I was fortunate to take this class the first time it was offered. I found it a great introduction to the material, but a bit over my head. Deep learning requires a strong grasp of linear algebra - and particularly at the "Stanford" level. My undergrad didn't prepare me well for visualizing outer products and matrix / tensor derivatives. Once you get over those hurdles, deep learning is quite fun. It often works like magic. I'll give you an example:

A firetruck is _____

Try typing this in Google and you'll get "red", "moving" and "made". During the course you build a network that trains next-word completions using arbitrary bodies of text. You can train it for hours, days or weeks...and it just gets better and better. Eventually you will max out the capacity of your network, but then you can fiddle with the number of nodes and other hyperparameters. In the end you're just training a "black-box" nonlinear function to best approximate an unknown function defined by training data.


That example is just a simple Markov model. Using the 'T9' method of completing text is more of a novelty than something useful. I also have trouble with 'complete the sentence' type of programs because they don't actually create new ideas, they just rehash data. (It does have use in OCR, voice recognition, and typing/texting.)

I agree that the math can be complex, but I think it boils down to probability and the notation of presenting the ideas more than the underlying concepts. I feel like the most advanced math used in NLP is the log function, personally. Along with working with big arrays of data, or structures like Markov models and neural nets, which tend to be just arrays of numbers.

In a normal AI course, we had to form write-ups of contemporary AI articles, and one I found interesting was a model for summarizing text, including chapters, books, and other writing. The key idea was finding the most significant sentences in any given paragraph or unit and then using that verbatim.

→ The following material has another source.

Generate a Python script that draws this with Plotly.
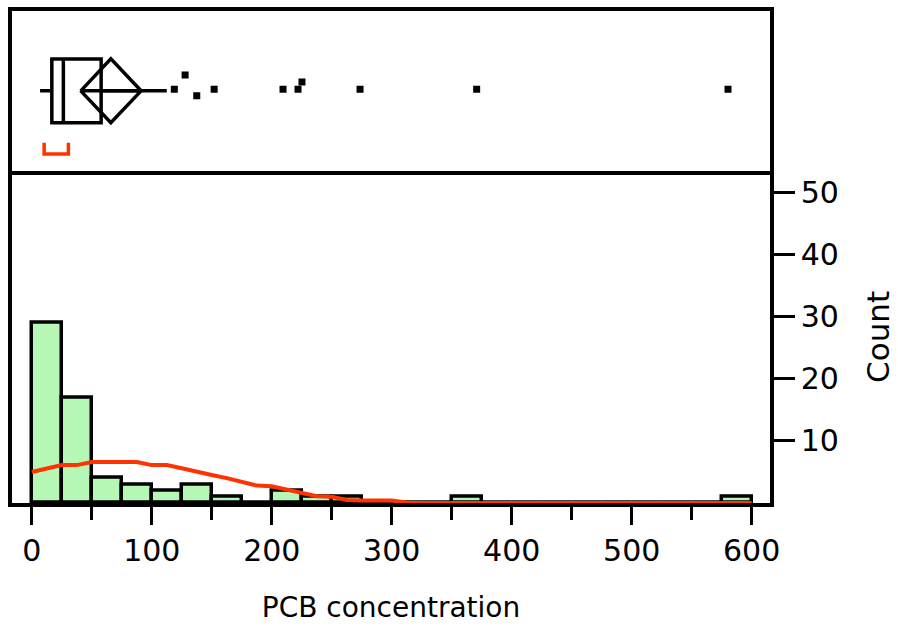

It might be interesting to take some of these simple ideas and flesh them out with some of these advanced AI methods. For example, finding a more complete meaning of a book chapter and rewriting the summary.

That's the kind of AI work that I think people expect and are looking for from the NLP field, and it's not necessarily out of reach currently.


I think a common example along the same vein is the analogies trick you always see. It's been demonstrated to death at this point but the great thing here is word2vec more or learns to predict the next word using hierarchical softmax so he's not technically "wrong" since this is the training objective. It's good to clarify it though.


Yes, and I guess that goes along with the black box idea. What function you are training for depends on your needs, and that can be achieved with deep learning or soft AI.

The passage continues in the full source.